With many scores for example with scagnostics, an alternative display is perhaps easier to read.

So we offer an alternative plot of the pairwise structure:

plot(sc, type="linear")

The default ordering arranges the variable pairs in order of their maximum score. Here all the high-scoring pairs involve year, which is not surprising as year takes just three distinct values.

sc |> filter(y != "year")|>
plot(type="linear", geom="point", add_lines=TRUE)

According to the scagnostic measures, all pairwise scatterplots exhibit skewness, and body_mass:flipper_length scores highly on the outlier measure.

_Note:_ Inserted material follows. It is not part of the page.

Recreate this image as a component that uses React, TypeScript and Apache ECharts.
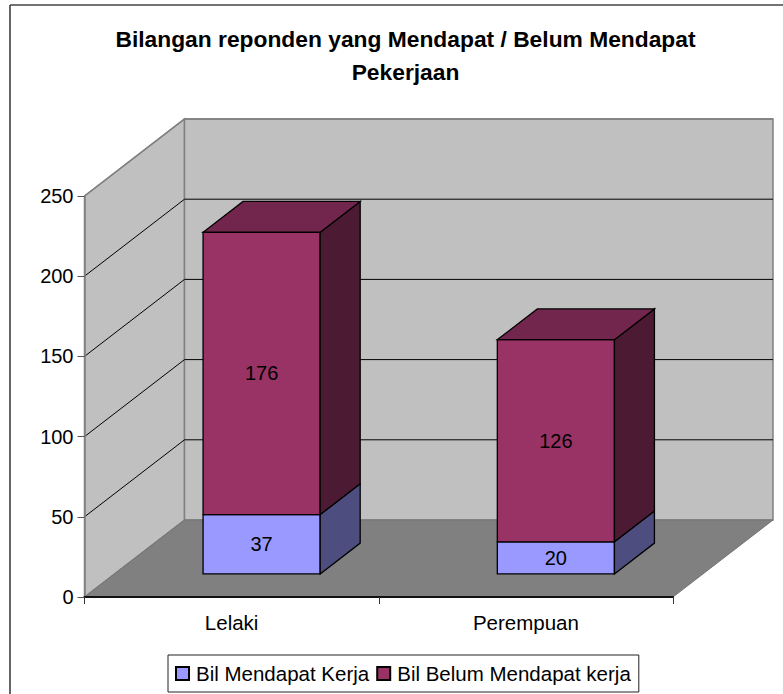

Linear display for filtered pairwise objects

We use the American Community Survey (2012) from the R package openintro which contains results from the US Census American Community Survey in 2012.

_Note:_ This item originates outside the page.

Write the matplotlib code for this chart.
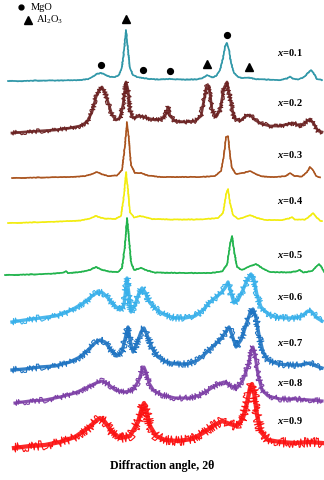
import matplotlib
matplotlib.use("Agg")
import matplotlib.pyplot as plt
import numpy as np

plt.rcParams['font.family'] = ['Liberation Serif', 'DejaVu Serif']
plt.rcParams['mathtext.fontset'] = 'custom'
plt.rcParams['mathtext.rm'] = 'Liberation Serif'
plt.rcParams['mathtext.it'] = 'Liberation Serif:italic:bold'
plt.rcParams['mathtext.bf'] = 'Liberation Serif:bold'

# XRD patterns, 2theta (deg) vs intensity (a.u., above each pattern's baseline)
tt_01 = [10.66, 13.3, 17.7, 22.1, 26.5, 28.3, 29.4, 30.24, 31.12, 32.0, 33.1, 34.2, 35.08, 35.74, 36.18,
         36.62, 37.06, 37.5, 38.16, 39.04, 40.36, 41.9, 44.1, 46.3, 48.5, 51.8, 53.34, 54.0, 54.44, 54.88,
         55.54, 56.42, 57.3, 57.96, 58.4, 58.84, 59.28, 59.72, 60.38, 61.26, 62.36, 63.68, 65.0, 67.2,
         70.5, 72.04, 72.7, 73.36, 74.46, 75.78, 76.66, 77.32, 77.98, 78.64, 79.74]
I_01 = [0, 0, 0.5, 0.5, 1, 2, 4.5, 7, 8, 6.5, 4, 4, 6, 14, 31,
        51, 31, 13, 6, 4, 3, 2, 1.5, 2, 1.5, 1.5, 2.5, 4.5, 6, 5,
        3.5, 5, 11, 23, 34, 38, 31, 18, 8, 4, 3, 3.5, 2, 1.5,
        1, 2.5, 4.5, 2.5, 1.5, 4, 8, 11, 7, 2, 1]

tt_02 = [11.54, 14.4, 17.7, 21.0, 24.3, 26.5, 28.04, 29.14, 30.02, 30.68, 31.34, 32.0, 32.66, 33.54, 34.42,
         35.3, 35.96, 36.62, 37.06, 37.5, 38.16, 39.7, 41.24, 43.0, 44.54, 45.42, 45.86, 46.3, 47.4, 49.6,
         51.8, 53.12, 53.78, 54.44, 54.88, 55.54, 56.42, 57.3, 58.18, 58.84, 59.5, 60.38, 61.7, 63.02, 63.9,
         65.0, 66.54, 68.3, 70.5, 72.26, 73.36, 74.9, 76.22, 77.1, 77.98, 78.86, 79.74]
I_02 = [0, 1, 2, 3, 5, 7, 11, 21, 36, 43, 46, 40, 31, 18, 13,
        15, 28, 51, 43, 23, 15, 17, 15, 13, 14, 19, 26, 17, 12, 11,
        12, 17, 33, 47, 47, 23, 16, 23, 45, 51, 35, 15, 12, 17, 18,
        13, 9, 7, 7, 9, 10, 7, 11, 14, 9, 2, 1]

tt_03 = [11.54, 17.7, 24.3, 27.6, 29.14, 30.24, 31.12, 32.66, 34.64, 35.74, 36.4, 36.84, 37.28, 37.72, 38.6,
         39.92, 41.46, 44.1, 48.5, 52.9, 56.2, 57.52, 58.18, 58.62, 59.06, 59.5, 59.94, 60.82, 62.36, 63.9,
         65.22, 66.54, 69.4, 71.82, 72.7, 73.58, 75.34, 76.44, 77.1, 77.76, 78.42, 79.3]
I_03 = [0, 0.5, 1, 2, 4, 6, 4, 2, 2.5, 8, 33, 56, 38, 13, 5,
        5, 2.5, 1, 1, 1, 2, 7, 23, 41, 42, 23, 10, 4, 5, 7,
        4, 1.5, 1, 2, 5, 2, 1.5, 6, 11, 8, 2, 0.5]

tt_04 = [10.66, 15.5, 22.1, 26.5, 28.7, 30.02, 30.9, 32.0, 34.2, 35.52, 36.18, 36.62, 37.06, 37.5, 38.38,
         39.7, 40.8, 42.34, 46.3, 52.9, 56.86, 57.96, 58.62, 59.06, 59.5, 60.16, 61.26, 62.8, 63.9, 65.22,
         67.2, 70.9, 72.48, 73.14, 73.8, 76.0, 77.1, 77.76, 78.42, 79.3, 79.74]
I_04 = [-1, -0.5, 0.5, 1.5, 3.5, 6, 4.5, 3.5, 3, 6, 27, 50, 32, 10, 4.5,
        6, 5, 3, 2.5, 2.5, 4, 9, 27, 33, 19, 7, 3, 5, 7, 4.5,
        2, 2, 3.5, 5, 2.5, 2.5, 6, 9, 5, 1.5, 1]

tt_05 = [10.0, 15.5, 21.0, 22.98, 23.42, 23.86, 26.5, 28.7, 30.02, 30.9, 32.66, 34.86, 35.74, 36.4, 36.84,
         37.28, 37.72, 38.38, 39.92, 41.24, 43.0, 48.5, 55.1, 57.74, 58.84, 59.5, 59.94, 60.38, 61.04, 62.14,
         63.9, 65.22, 66.54, 68.3, 72.7, 74.24, 74.9, 75.56, 77.54, 78.64, 79.08, 79.74, 80.18]
I_05 = [0, 0.5, 1.5, 2.5, 4, 2, 3, 5, 8, 6, 3.5, 3, 7, 30, 57,
        37, 13, 5, 7, 4.5, 2.5, 2, 2, 3.5, 10, 30, 39, 25, 8, 5,
        9, 11, 7, 3, 2.5, 4, 5, 2.5, 4, 9, 11, 7, 3]

tt_06 = [11.54, 14.4, 17.7, 21.0, 23.2, 25.4, 27.6, 29.14, 30.46, 31.56, 32.66, 33.98, 35.3, 36.18, 36.84,
         37.28, 37.72, 38.6, 39.48, 40.14, 40.8, 41.9, 43.44, 45.2, 47.4, 49.6, 51.8, 53.56, 55.1, 56.42,
         57.52, 58.4, 59.06, 59.72, 60.38, 61.26, 62.36, 63.24, 64.12, 64.78, 65.44, 66.32, 67.64, 69.4,
         71.6, 73.8, 75.34, 76.66, 77.54, 78.64, 79.74]
I_06 = [0, 2, 4, 6, 9, 14, 20, 26, 30, 29, 24, 17, 12, 17, 44,
        27, 10, 17, 29, 34, 30, 19, 12, 7, 4, 4, 6, 12, 20, 25,
        29, 34, 40, 29, 19, 22, 32, 42, 48, 42, 27, 15, 9, 5,
        4, 4, 6, 11, 10, 4, 1]

tt_07 = [11.54, 14.4, 17.7, 21.0, 24.3, 26.5, 28.26, 29.8, 30.9, 32.0, 33.32, 34.64, 35.74, 36.62, 37.06,
         37.5, 38.16, 39.04, 39.92, 40.58, 41.24, 42.34, 43.66, 45.42, 47.62, 50.26, 52.46, 54.22, 55.76,
         57.3, 58.4, 59.28, 59.94, 60.82, 61.92, 63.02, 63.9, 64.56, 65.22, 65.88, 66.76, 67.86, 70.06,
         72.7, 74.9, 77.1, 78.42, 79.74]
I_07 = [0, 1, 3, 4, 8, 13, 20, 27, 30, 28, 20, 14, 18, 35, 43,
        30, 18, 27, 38, 42, 35, 22, 13, 8, 6, 6, 10, 17, 24,
        30, 37, 43, 35, 23, 30, 45, 57, 61, 52, 35, 18, 10, 6,
        5, 5, 7, 4, 2]

tt_08 = [12.2, 15.5, 18.8, 22.1, 25.4, 28.26, 30.02, 31.34, 32.66, 34.2, 36.4, 38.16, 39.48, 40.14, 40.58,
         41.02, 41.68, 42.78, 44.54, 47.4, 50.7, 52.9, 55.1, 56.86, 58.18, 59.72, 61.04, 62.36, 63.46, 64.12,
         64.56, 65.0, 65.66, 66.54, 67.86, 70.5, 73.8, 77.1, 79.74]
I_08 = [0, 2, 3, 6, 10, 16, 20, 22, 19, 13, 11, 13, 23, 33, 36,
        31, 20, 12, 8, 5, 5, 8, 14, 19, 21, 17, 15, 23, 37, 51,
        56, 48, 28, 13, 7, 4, 4, 3, 2]

tt_09 = [11.98, 15.5, 18.8, 22.1, 25.4, 28.26, 30.02, 30.9, 32.0, 33.54, 35.3, 37.5, 39.26, 40.14, 40.58,
         41.02, 41.9, 43.22, 45.2, 48.06, 51.14, 53.56, 55.76, 57.74, 59.5, 61.04, 62.36, 63.24, 63.9, 64.34,
         64.78, 65.44, 66.32, 67.86, 70.5, 73.8, 77.1, 79.74]
I_09 = [0, 2, 3, 6, 11, 20, 27, 30, 26, 16, 10, 12, 26, 40, 45,
        38, 22, 12, 8, 7, 9, 15, 22, 27, 24, 22, 30, 45, 60, 64,
        56, 33, 16, 8, 6, 5, 6, 5]

x_values = ['0.1', '0.2', '0.3', '0.4', '0.5', '0.6', '0.7', '0.8', '0.9']
offsets = [399, 347, 302, 258, 205, 158, 110, 77, 32]
label_h = [29, 30, 23, 21, 20, 25, 27, 20, 27]
colors = ['#2f97a8', '#6b2222', '#a9521c', '#f2ec0c', '#1fb34b', '#38b0ea', '#1f74c2', '#7d3fa6', '#fb1212']
noise = [0.6, 2.4, 0.5, 0.5, 0.6, 3.4, 3.4, 3.0, 4.8]

mgo_peaks = [31.12, 40.36, 46.3, 58.84]
al2o3_peaks = [36.62, 54.44, 63.68]

patterns = [(tt_01, I_01), (tt_02, I_02), (tt_03, I_03), (tt_04, I_04), (tt_05, I_05),
            (tt_06, I_06), (tt_07, I_07), (tt_08, I_08), (tt_09, I_09)]

fig = plt.figure(figsize=(3.24, 4.8), dpi=100)
ax = fig.add_axes([0, 0, 1, 1])
ax.set_xlim(8.9, 80.18)
ax.set_ylim(0, 480)
ax.axis('off')

for (tt, inten), off, lh, c, nz, xv in zip(patterns, offsets, label_h, colors, noise, x_values):
    y = np.array(inten) + off
    # solid core of the noisy band
    ax.plot(tt, y, color=c, lw=0.9 + 0.45 * nz, alpha=0.9, solid_joinstyle='round')
    ln, = ax.plot(tt, y, color=c, lw=0.8)
    ln.set_sketch_params(scale=nz, length=0.5, randomness=1.5)
    ax.text(69.8, off + lh, '$x$=' + xv, fontsize=7.5, fontweight='bold',
            ha='left', va='center')

# peak markers above x=0.1 pattern
y01 = np.interp(mgo_peaks, tt_01, I_01) + offsets[0]
ax.plot(mgo_peaks, y01 + 8, 'o', color='black', ms=4.2)
y01a = np.interp(al2o3_peaks, tt_01, I_01) + offsets[0]
ax.plot(al2o3_peaks, y01a + 11, '^', color='black', ms=5.5)

# legend
ax.plot([13.6], [473], 'o', color='black', ms=3.5)
ax.text(15.6, 473, 'MgO', fontsize=7.5, va='center', ha='left')
ax.plot([15.0], [460], '^', color='black', ms=5.5)
ax.text(16.8, 460, 'Al$_\\mathrm{2}$O$_\\mathrm{3}$', fontsize=7.5, va='center', ha='left')

ax.text(0.5, 14 / 480, 'Diffraction angle, 2θ', transform=ax.transAxes,
        fontsize=8.6, fontweight='bold', ha='center', va='center')

fig.savefig('out.png', dpi=100)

Variable description of the acs12 dataset
Variable Description
income Annual income
employment Employment status with categories not in labor force, unemployed, employed
hrs_work Hours worked per week
race Race of the participant with categories white, black, asian or other
age Age of the participant in years
gender Gender with categories male or female
citizen Whether the person is a U.S. citizen
time_to_work Travel time to work, in minutes
lang Language spoken at home with categories english or other
married Whether the person is married
edu Education level with categories hs or lower, college, grad
disability Whether the person is disabled
birth_qrtr The quarter of the year that the person was born with categories jan thru mar, apr thru jun , jul thru sep, oct thru dec
acs12 <- openintro::acs12

scores <- pairwise_multi(acs12)

The scores contains various pairwise measures for the 78 variable pairs. Many of the scores will be low, so we pick out the pairs with a score of .25 or above to display:

mutate(scores, valmax = max(abs(value)), .by=c(x,y))|>
  filter(valmax > .25) |>
  plot(type="linear",geom="point", interactive=TRUE)

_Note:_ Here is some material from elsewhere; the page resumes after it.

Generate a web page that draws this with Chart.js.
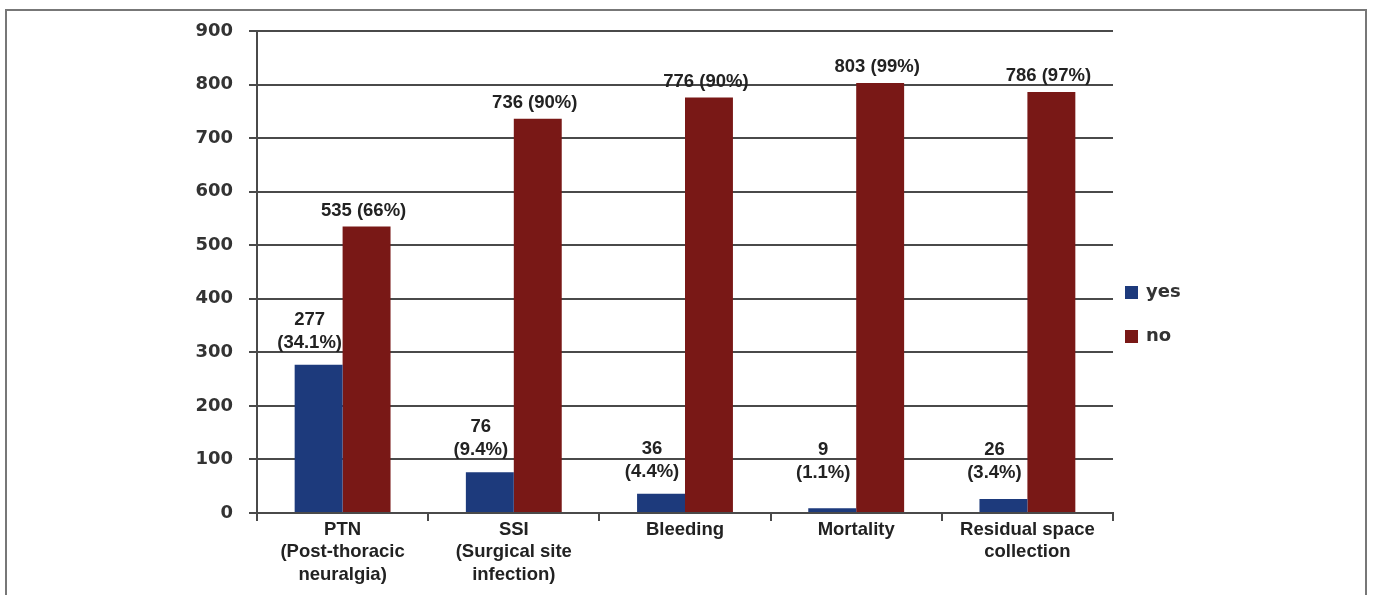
<!DOCTYPE html>
<html>
<head>
<meta charset="utf-8">
<script src="https://cdn.jsdelivr.net/npm/chart.js@4.4.0/dist/chart.umd.min.js"></script>
<style>
  html, body { margin: 0; padding: 0; background: #fff; }
  #wrap { position: relative; width: 1373px; height: 595px; overflow: hidden; }
  #frame { position: absolute; left: 5px; top: 9px; width: 1362px; height: 700px; border: 2px solid #777; box-sizing: border-box; pointer-events: none; }
  canvas { position: absolute; left: 0; top: 0; }
</style>
</head>
<body>
<div id="wrap">
  <canvas id="chart" width="1373" height="595"></canvas>
  <div id="frame"></div>
</div>
<script>
// categories, values and labels
const categories = [
    ['PTN', '(Post-thoracic', 'neuralgia)'],
    ['SSI', '(Surgical site', 'infection)'],
    ['Bleeding'],
    ['Mortality'],
    ['Residual space', 'collection']
];
const yesValues = [277, 76, 36, 9, 26];
const noValues = [535, 736, 776, 803, 786];
const yesLabels = [['277', '(34.1%)'], ['76', '(9.4%)'], ['36', '(4.4%)'], ['9', '(1.1%)'], ['26', '(3.4%)']];
const noLabels = ['535 (66%)', '736 (90%)', '776 (90%)', '803 (99%)', '786 (97%)'];
const yTicks = [0, 100, 200, 300, 400, 500, 600, 700, 800, 900];

const blue = '#1d3a7c';
const red = '#791816';

// value labels above the bars
const barLabels = {
    id: 'barLabels',
    afterDatasetsDraw(chart) {
        const ctx = chart.ctx;
        const y = chart.scales.y;
        ctx.save();
        ctx.fillStyle = '#222';
        ctx.font = 'bold 18.5px "Liberation Sans", Arial, sans-serif';
        ctx.textAlign = 'center';
        ctx.textBaseline = 'middle';

        chart.getDatasetMeta(0).data.forEach((bar, i) => {
            const base = y.getPixelForValue(Math.max(yesValues[i], 33)) - 22;
            ctx.fillText(yesLabels[i][0], bar.x - 9, base - 23);
            ctx.fillText(yesLabels[i][1], bar.x - 9, base);
        });

        chart.getDatasetMeta(1).data.forEach((bar, i) => {
            ctx.fillText(noLabels[i], bar.x - 3, bar.y - 16);
        });
        ctx.restore();
    }
};

// legend on the right, drawn by hand
const sideLegend = {
    id: 'sideLegend',
    afterDraw(chart) {
        const ctx = chart.ctx;
        ctx.save();
        ctx.font = 'bold 18px "DejaVu Sans", sans-serif';
        ctx.textBaseline = 'middle';
        chart.data.datasets.forEach((ds, i) => {
            const cy = 292 + i * 44;
            ctx.fillStyle = ds.backgroundColor;
            ctx.fillRect(1125, cy - 6, 13, 13);
            ctx.fillStyle = '#333';
            ctx.fillText(ds.label, 1146, cy);
        });
        ctx.restore();
    }
};

new Chart(document.getElementById('chart').getContext('2d'), {
    type: 'bar',
    data: {
        labels: categories,
        datasets: [
            { label: 'yes', data: yesValues, backgroundColor: blue, categoryPercentage: 0.56, barPercentage: 1.0 },
            { label: 'no', data: noValues, backgroundColor: red, categoryPercentage: 0.56, barPercentage: 1.0 }
        ]
    },
    options: {
        responsive: false,
        animation: false,
        devicePixelRatio: 1,
        layout: { padding: { left: 0, top: 31, right: 260, bottom: 0 } },
        plugins: {
            legend: { display: false },
            tooltip: { enabled: false }
        },
        scales: {
            x: {
                afterFit: scale => { scale.height = 82; },
                grid: { offset: true, drawOnChartArea: false, drawTicks: true, tickLength: 8, color: '#4a4a4a', lineWidth: 2 },
                border: { display: true, color: '#4a4a4a', width: 2 },
                ticks: {
                    color: '#222',
                    padding: -2,
                    font: { family: '"Liberation Sans", Arial, sans-serif', size: 18.5, weight: 'bold', lineHeight: 1.2 },
                    maxRotation: 0,
                    autoSkip: false
                }
            },
            y: {
                min: 0,
                max: 900,
                afterFit: scale => { scale.width = 257; },
                afterBuildTicks: scale => { scale.ticks = yTicks.map(v => ({ value: v })); },
                grid: { color: '#4a4a4a', lineWidth: 2, tickLength: 8 },
                border: { display: true, color: '#4a4a4a', width: 2 },
                ticks: {
                    color: '#333',
                    padding: 16,
                    font: { family: '"DejaVu Sans", sans-serif', size: 18, weight: 'bold' }
                }
            }
        }
    },
    plugins: [barLabels, sideLegend]
});
</script>
</body>
</html>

employment:income has the highest score, measured using ace, suggesting a higher association for transformed income.

The ave_cor function calls acepack::ace (handling factors and missing) and shows that ace picks a transformation that compresses high income values.

a <- ace_cor(acs12$income, acs12$employment)
plot(a$x, a$tx)

Similarly age:income has a high ace score, and a plot of these two variables shows income goes up with age until about age 40 and then drops off.

Next, we calculate scores by race and filter those x,y pairs with high values and high differences:

group_scores <- pairwise_scores(acs12, by = "race")

# filtering variable pairs with a range of 0.25 or greater
rng <- function(vals){
  if (all(is.na(vals))) 0 else max(vals, na.rm=TRUE)- min(vals,na.rm=TRUE)
}

mutate(group_scores, valrange = rng(value),valmax = max(abs(value)), .by=c(x,y))|>
  filter(valrange > .25 | valmax > .4) |>
  plot(type="linear", geom="point", pair_order = "seriate_max_diff")+ 
   theme(legend.text = element_text(size = rel(.5)), legend.title = element_text(size = rel(.5))
  )

Asians have much higher association than other groups for many of the variables. Employed Asians report much higher hours worked:

ggplot(data=acs12, aes(x=employment, y=hrs_work))+
  geom_boxplot()+
  facet_grid(cols=vars(race)) +scale_x_discrete(na.translate = FALSE)

For Asians, there is a big difference in travel time to work for genders compared to other races.

ggplot(data=acs12, aes(x=gender, y=time_to_work))+
  geom_boxplot()+
  facet_grid(cols=vars(race)) 

For Asians, there is a big difference in income across genders compared to other races.

ggplot(data=acs12, aes(x=gender, y=income))+
  geom_boxplot()+
  facet_grid(cols=vars(race))

So Asians work more than other groups, but Asian women commute less and earn less.